Repeat, exactly as written, every line from the one holding "Reproduce this chart with matplotlib." through the one holding "markersize=7, lw=2, label=lab)". Leave out all other lines.

— BEGIN Source material —

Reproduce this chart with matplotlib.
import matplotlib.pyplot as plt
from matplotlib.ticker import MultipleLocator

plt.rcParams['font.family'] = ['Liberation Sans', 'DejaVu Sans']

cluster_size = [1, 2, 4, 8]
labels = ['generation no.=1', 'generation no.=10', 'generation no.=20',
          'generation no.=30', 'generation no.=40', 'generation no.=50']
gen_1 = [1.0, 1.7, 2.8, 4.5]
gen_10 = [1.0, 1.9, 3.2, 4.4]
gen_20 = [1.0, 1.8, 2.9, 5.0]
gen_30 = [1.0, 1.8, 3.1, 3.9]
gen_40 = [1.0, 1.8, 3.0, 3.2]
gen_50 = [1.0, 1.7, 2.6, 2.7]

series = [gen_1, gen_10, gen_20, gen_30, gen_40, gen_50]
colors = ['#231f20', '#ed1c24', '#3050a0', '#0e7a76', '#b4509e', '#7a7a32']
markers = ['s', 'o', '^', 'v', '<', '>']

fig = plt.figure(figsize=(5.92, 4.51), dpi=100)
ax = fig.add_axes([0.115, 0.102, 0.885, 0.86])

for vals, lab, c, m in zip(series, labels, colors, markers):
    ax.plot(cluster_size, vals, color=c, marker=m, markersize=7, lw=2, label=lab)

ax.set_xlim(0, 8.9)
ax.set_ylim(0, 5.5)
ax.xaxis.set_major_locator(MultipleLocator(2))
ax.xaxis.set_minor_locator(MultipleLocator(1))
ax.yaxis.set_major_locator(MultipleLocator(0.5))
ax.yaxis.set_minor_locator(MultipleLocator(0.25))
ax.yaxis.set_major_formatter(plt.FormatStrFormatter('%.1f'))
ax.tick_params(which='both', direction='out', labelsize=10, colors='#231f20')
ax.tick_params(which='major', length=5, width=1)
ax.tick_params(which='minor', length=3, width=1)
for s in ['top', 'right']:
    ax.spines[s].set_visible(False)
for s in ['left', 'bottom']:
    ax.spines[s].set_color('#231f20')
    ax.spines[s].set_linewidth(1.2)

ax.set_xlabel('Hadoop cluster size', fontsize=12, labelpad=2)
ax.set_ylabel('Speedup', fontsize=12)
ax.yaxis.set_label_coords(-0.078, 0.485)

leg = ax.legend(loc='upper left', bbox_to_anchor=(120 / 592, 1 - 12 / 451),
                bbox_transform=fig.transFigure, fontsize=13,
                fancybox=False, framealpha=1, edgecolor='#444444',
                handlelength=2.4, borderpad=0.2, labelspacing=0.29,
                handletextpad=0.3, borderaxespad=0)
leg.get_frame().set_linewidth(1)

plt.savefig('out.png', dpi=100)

— END Source material —
— BEGIN Source material —

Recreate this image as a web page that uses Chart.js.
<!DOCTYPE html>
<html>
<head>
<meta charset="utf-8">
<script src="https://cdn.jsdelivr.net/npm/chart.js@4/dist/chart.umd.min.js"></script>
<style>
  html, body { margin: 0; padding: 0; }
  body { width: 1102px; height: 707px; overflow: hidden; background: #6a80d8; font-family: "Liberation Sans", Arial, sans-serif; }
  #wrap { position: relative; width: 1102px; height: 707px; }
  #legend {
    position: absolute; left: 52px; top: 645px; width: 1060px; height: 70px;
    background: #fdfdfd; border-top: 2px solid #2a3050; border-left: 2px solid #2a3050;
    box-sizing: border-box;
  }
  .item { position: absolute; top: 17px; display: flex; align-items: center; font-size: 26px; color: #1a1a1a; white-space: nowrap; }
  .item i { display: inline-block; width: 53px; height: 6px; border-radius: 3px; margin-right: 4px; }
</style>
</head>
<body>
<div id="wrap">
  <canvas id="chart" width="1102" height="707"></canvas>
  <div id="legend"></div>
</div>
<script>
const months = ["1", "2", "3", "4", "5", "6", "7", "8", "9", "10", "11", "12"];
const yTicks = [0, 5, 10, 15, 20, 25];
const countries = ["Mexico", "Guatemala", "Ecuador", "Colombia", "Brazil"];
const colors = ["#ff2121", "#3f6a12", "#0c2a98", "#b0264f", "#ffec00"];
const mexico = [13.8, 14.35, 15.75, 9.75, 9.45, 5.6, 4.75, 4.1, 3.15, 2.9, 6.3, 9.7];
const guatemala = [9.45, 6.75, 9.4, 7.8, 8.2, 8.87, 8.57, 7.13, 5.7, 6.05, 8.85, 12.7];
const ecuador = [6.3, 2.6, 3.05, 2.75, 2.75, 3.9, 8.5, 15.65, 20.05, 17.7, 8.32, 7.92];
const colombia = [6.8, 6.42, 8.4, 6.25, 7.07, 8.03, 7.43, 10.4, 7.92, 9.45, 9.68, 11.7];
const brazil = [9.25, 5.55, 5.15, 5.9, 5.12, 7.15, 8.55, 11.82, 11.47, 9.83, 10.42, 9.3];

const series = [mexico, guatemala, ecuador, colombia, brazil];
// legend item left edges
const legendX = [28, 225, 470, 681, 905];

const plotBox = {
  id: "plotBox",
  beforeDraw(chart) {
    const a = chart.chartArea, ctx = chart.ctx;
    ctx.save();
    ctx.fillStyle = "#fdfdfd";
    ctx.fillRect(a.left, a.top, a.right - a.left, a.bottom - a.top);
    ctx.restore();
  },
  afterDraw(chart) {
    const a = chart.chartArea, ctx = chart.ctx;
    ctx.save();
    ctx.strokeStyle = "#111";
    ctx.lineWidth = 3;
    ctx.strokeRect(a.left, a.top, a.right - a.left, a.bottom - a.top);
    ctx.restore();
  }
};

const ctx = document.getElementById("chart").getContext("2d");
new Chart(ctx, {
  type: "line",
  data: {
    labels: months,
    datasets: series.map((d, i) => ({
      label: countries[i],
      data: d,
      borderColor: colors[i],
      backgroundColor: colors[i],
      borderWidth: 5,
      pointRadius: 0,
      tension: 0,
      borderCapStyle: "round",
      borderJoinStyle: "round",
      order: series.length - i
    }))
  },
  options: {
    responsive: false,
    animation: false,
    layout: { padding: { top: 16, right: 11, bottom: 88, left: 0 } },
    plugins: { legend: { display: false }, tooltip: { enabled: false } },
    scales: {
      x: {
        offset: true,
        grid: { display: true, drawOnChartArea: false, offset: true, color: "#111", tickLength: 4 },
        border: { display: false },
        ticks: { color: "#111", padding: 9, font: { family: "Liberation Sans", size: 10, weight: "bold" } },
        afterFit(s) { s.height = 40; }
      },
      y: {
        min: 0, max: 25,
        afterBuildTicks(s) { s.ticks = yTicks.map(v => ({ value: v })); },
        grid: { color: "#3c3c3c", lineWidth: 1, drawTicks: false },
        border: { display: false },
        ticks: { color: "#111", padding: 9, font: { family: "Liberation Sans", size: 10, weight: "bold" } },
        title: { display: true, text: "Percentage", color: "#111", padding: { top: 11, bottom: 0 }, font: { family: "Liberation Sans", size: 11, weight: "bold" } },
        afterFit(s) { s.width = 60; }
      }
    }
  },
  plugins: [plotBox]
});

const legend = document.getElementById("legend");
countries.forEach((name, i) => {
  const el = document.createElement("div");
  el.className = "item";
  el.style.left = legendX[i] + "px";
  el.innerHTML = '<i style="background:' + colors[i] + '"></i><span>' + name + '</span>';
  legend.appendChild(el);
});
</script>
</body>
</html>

— END Source material —
— BEGIN Source material —

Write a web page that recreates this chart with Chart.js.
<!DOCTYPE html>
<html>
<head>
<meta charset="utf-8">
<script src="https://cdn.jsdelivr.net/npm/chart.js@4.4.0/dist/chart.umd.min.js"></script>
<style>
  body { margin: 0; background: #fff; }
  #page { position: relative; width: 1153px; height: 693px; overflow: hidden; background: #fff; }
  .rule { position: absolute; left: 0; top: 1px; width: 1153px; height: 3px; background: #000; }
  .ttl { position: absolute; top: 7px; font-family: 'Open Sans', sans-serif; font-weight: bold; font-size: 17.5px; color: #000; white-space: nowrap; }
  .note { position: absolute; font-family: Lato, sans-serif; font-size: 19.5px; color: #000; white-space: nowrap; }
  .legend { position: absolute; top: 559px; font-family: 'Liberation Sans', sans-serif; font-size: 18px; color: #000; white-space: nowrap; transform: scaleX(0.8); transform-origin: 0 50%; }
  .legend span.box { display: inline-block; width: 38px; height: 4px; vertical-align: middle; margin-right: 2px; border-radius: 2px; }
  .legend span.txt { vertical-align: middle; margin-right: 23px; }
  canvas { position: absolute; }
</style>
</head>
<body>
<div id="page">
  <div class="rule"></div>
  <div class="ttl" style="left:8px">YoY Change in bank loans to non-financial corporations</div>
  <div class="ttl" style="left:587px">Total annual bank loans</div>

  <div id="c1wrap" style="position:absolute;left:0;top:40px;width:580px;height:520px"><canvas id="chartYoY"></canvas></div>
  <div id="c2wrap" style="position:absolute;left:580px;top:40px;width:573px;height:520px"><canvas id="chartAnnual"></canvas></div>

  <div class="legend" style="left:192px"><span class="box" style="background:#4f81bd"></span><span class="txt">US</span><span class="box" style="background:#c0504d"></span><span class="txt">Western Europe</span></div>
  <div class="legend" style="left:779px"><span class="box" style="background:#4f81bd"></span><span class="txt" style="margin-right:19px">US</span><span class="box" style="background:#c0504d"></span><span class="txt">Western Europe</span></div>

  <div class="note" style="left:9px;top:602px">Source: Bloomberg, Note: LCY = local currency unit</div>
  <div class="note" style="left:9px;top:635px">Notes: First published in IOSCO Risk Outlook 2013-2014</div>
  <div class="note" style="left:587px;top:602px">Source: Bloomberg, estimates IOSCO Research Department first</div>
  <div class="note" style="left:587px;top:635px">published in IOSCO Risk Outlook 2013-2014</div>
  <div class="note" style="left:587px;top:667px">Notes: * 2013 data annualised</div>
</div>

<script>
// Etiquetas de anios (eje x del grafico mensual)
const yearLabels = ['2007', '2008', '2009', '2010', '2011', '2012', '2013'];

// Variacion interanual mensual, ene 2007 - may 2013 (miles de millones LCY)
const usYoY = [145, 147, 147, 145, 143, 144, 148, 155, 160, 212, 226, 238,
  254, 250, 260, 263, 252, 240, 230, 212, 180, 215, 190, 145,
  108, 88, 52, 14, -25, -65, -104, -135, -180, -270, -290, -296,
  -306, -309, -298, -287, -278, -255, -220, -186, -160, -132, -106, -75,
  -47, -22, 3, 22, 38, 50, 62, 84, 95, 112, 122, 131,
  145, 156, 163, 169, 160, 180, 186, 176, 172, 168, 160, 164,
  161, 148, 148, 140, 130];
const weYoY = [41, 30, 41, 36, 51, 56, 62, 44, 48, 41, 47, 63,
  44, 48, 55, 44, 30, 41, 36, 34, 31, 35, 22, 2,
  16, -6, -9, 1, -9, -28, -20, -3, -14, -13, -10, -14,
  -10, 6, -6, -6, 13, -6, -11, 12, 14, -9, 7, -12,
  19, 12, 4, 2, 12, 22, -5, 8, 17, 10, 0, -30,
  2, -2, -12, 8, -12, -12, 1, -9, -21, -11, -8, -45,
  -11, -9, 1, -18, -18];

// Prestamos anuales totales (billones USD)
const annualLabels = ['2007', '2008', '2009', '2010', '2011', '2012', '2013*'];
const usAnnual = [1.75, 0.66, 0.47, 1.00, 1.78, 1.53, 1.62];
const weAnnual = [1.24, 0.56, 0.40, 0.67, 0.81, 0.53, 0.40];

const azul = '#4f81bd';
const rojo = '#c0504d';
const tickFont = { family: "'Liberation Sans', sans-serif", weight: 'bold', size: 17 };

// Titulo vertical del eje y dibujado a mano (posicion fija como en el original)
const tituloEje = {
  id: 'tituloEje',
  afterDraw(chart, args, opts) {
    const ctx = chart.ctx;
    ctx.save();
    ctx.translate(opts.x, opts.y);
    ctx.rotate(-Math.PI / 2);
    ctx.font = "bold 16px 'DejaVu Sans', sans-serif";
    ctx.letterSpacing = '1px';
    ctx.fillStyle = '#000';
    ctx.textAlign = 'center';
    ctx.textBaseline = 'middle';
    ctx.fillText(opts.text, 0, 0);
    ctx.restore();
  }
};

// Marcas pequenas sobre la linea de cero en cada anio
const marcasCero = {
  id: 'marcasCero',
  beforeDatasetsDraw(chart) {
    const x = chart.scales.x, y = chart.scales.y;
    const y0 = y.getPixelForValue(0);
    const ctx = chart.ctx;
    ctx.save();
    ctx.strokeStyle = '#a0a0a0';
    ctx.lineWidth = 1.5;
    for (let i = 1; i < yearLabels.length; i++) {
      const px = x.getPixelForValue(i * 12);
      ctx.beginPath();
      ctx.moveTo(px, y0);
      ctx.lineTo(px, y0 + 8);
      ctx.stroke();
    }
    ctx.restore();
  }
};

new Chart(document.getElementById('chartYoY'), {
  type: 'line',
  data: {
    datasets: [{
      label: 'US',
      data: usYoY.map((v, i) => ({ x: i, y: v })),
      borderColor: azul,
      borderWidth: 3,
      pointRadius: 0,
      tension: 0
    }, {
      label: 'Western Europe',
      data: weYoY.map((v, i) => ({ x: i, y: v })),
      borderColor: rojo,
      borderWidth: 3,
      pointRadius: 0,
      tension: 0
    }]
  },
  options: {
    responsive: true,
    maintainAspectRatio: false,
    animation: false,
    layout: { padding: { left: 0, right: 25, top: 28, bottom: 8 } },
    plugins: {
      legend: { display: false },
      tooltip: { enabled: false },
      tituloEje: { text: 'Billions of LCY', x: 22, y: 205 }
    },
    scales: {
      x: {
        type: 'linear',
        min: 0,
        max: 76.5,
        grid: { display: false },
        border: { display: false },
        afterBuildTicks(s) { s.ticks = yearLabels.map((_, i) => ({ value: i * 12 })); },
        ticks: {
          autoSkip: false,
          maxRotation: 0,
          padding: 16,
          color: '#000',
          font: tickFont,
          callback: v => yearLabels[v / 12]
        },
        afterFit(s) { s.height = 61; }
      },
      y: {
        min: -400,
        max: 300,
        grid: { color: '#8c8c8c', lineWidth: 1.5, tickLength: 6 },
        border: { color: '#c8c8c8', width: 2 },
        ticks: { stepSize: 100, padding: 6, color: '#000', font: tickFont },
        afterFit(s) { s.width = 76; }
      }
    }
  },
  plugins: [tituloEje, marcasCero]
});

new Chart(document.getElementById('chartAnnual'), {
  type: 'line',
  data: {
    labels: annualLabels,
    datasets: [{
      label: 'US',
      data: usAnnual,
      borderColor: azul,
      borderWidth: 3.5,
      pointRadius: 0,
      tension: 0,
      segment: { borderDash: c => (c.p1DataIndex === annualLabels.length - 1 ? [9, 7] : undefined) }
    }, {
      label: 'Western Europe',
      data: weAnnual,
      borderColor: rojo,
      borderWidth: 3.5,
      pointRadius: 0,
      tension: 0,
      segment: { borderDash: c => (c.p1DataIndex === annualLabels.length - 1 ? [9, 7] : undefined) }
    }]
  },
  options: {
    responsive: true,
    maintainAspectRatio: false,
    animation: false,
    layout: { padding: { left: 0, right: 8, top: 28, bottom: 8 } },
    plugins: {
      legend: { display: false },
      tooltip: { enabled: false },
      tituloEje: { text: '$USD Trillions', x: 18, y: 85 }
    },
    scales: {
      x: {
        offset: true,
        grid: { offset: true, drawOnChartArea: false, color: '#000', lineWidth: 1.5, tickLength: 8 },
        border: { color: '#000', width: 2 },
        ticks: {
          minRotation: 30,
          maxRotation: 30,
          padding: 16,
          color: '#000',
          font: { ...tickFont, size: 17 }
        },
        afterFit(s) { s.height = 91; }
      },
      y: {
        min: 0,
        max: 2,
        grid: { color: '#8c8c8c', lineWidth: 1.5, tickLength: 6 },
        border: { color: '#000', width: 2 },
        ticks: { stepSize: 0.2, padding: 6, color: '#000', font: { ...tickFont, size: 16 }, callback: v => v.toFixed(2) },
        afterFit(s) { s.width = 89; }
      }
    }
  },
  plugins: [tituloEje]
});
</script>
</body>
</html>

— END Source material —

▶ [The solution]:
Reproduce this chart with matplotlib.
import matplotlib.pyplot as plt
from matplotlib.ticker import MultipleLocator

plt.rcParams['font.family'] = ['Liberation Sans', 'DejaVu Sans']

cluster_size = [1, 2, 4, 8]
labels = ['generation no.=1', 'generation no.=10', 'generation no.=20',
          'generation no.=30', 'generation no.=40', 'generation no.=50']
gen_1 = [1.0, 1.7, 2.8, 4.5]
gen_10 = [1.0, 1.9, 3.2, 4.4]
gen_20 = [1.0, 1.8, 2.9, 5.0]
gen_30 = [1.0, 1.8, 3.1, 3.9]
gen_40 = [1.0, 1.8, 3.0, 3.2]
gen_50 = [1.0, 1.7, 2.6, 2.7]

series = [gen_1, gen_10, gen_20, gen_30, gen_40, gen_50]
colors = ['#231f20', '#ed1c24', '#3050a0', '#0e7a76', '#b4509e', '#7a7a32']
markers = ['s', 'o', '^', 'v', '<', '>']

fig = plt.figure(figsize=(5.92, 4.51), dpi=100)
ax = fig.add_axes([0.115, 0.102, 0.885, 0.86])

for vals, lab, c, m in zip(series, labels, colors, markers):
    ax.plot(cluster_size, vals, color=c, marker=m, markersize=7, lw=2, label=lab)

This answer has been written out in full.